§ EXERCISE INSTRUCTIONS
In the listing below, locate the line with "Rebuild this chart" and the line with "plt.rcParams['font.family'] = ['Lato', 'DejaVu", then output both and everything between them exactly, minus any pictures.

§ MATERIALS PROVIDED
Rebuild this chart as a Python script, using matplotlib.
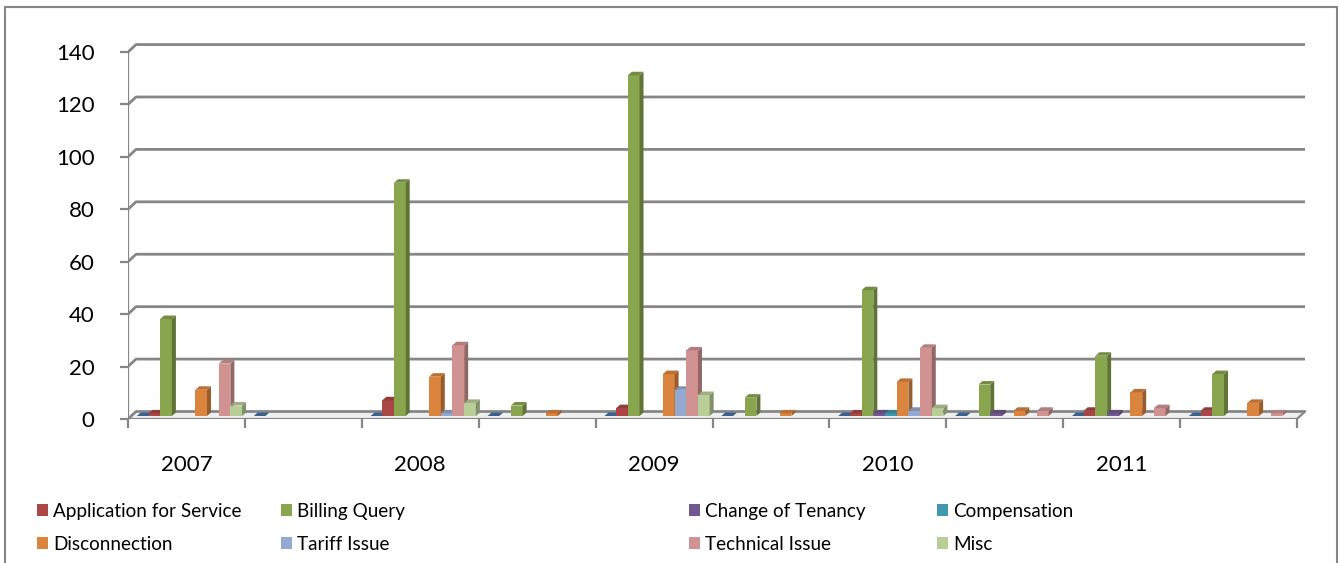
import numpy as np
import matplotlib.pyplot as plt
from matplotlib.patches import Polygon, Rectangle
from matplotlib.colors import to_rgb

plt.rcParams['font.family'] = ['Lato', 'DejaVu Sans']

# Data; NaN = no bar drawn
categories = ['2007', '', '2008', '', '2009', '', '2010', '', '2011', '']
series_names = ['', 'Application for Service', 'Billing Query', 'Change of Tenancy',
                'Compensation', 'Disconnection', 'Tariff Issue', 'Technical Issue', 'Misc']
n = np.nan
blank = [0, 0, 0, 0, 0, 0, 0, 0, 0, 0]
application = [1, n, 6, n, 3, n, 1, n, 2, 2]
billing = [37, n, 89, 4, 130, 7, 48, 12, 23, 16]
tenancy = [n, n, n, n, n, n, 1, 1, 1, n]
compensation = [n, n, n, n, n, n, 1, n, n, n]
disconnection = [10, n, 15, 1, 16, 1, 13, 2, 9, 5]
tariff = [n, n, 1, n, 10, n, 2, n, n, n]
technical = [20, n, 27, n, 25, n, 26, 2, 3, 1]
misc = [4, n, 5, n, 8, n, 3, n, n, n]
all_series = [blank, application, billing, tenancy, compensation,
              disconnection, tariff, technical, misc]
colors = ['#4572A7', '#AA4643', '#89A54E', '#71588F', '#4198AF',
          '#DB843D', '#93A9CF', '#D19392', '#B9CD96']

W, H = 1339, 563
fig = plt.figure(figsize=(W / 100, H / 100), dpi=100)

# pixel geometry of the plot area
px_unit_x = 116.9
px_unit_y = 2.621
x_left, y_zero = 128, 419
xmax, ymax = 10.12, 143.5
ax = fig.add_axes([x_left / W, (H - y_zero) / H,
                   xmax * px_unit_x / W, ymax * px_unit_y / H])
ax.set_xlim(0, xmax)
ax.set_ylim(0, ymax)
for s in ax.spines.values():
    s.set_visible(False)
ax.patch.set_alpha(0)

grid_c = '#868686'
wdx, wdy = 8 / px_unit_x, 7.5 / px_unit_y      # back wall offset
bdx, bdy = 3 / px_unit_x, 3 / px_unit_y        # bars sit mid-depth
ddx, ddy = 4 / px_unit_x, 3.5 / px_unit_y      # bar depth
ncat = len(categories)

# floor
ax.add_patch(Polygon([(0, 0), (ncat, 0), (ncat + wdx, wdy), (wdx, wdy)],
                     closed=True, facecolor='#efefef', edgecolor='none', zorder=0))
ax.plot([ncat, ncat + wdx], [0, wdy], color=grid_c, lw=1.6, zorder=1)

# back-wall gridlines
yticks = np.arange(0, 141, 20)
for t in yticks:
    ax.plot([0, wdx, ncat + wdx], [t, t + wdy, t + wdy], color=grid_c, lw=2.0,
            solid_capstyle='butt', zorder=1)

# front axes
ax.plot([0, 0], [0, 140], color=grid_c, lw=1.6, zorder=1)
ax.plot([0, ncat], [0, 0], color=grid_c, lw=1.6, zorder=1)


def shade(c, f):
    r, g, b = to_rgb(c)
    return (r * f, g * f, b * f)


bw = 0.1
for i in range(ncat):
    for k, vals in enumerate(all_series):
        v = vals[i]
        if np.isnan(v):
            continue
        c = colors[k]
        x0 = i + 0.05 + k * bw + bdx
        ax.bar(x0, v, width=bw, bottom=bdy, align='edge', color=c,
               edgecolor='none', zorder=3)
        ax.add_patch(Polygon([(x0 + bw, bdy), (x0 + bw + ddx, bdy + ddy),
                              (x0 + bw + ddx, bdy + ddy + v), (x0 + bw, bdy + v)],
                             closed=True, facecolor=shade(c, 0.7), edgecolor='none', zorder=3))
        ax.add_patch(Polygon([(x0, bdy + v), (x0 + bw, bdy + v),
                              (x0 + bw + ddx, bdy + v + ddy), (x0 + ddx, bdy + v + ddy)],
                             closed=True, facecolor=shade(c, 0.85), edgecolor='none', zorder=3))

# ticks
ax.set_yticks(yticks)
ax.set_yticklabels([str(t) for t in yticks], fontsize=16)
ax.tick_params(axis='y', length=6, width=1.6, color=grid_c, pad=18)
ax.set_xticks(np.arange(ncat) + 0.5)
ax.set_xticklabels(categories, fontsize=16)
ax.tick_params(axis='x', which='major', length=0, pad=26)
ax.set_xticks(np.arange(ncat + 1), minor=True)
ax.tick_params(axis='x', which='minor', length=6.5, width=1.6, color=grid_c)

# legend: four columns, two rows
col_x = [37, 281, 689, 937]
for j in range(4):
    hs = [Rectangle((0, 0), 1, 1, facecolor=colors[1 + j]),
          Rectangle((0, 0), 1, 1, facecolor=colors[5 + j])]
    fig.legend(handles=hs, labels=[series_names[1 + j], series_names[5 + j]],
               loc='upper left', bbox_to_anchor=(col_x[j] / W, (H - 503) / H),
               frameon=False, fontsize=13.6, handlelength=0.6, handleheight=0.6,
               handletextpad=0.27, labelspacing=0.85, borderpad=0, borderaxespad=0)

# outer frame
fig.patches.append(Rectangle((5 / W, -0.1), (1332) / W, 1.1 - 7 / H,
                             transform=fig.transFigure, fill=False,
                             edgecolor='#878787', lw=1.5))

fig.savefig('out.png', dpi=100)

---

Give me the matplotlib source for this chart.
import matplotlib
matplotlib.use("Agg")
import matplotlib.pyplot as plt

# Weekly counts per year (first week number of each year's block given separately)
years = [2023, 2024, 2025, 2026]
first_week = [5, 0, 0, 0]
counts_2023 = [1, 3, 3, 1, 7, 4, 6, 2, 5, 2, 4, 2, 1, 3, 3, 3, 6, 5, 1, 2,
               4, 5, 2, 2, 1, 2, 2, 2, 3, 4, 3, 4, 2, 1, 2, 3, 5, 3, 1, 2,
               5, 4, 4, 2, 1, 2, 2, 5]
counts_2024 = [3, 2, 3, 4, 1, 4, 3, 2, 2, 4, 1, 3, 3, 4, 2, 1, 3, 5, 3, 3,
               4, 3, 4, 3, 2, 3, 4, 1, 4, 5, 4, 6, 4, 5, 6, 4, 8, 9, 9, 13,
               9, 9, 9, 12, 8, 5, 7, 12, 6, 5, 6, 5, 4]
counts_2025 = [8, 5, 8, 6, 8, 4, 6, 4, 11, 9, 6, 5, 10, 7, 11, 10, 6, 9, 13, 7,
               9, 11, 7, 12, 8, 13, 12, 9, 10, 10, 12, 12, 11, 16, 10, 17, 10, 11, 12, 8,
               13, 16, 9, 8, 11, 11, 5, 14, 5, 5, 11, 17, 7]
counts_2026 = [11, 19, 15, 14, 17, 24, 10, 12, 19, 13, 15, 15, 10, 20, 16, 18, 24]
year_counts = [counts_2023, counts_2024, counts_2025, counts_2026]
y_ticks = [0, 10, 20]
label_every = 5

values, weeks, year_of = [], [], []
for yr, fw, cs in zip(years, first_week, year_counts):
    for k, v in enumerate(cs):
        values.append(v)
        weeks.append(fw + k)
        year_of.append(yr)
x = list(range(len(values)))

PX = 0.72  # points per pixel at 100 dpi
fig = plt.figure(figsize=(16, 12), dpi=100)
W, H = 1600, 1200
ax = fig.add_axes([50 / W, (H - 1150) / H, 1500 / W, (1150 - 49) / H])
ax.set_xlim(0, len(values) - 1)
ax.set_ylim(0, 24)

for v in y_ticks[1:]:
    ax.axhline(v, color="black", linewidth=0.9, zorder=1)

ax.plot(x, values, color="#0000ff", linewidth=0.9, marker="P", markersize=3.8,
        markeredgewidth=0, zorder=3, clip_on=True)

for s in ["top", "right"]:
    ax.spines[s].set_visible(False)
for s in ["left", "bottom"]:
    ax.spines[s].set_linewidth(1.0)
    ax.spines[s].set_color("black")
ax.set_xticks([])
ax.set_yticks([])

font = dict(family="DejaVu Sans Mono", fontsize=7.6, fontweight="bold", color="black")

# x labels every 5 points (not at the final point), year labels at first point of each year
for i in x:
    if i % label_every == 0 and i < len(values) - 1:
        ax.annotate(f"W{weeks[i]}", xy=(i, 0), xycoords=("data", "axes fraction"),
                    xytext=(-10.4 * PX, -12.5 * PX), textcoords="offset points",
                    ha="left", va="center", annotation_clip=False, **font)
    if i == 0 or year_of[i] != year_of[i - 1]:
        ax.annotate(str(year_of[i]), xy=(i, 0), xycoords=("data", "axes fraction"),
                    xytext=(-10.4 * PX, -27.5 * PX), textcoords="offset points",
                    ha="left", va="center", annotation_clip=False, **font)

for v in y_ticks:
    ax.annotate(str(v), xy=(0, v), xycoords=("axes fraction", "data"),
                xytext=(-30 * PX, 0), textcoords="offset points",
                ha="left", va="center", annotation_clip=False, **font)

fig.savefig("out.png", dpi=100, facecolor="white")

§ ANSWER BELOW
Rebuild this chart as a Python script, using matplotlib.
import numpy as np
import matplotlib.pyplot as plt
from matplotlib.patches import Polygon, Rectangle
from matplotlib.colors import to_rgb

plt.rcParams['font.family'] = ['Lato', 'DejaVu Sans']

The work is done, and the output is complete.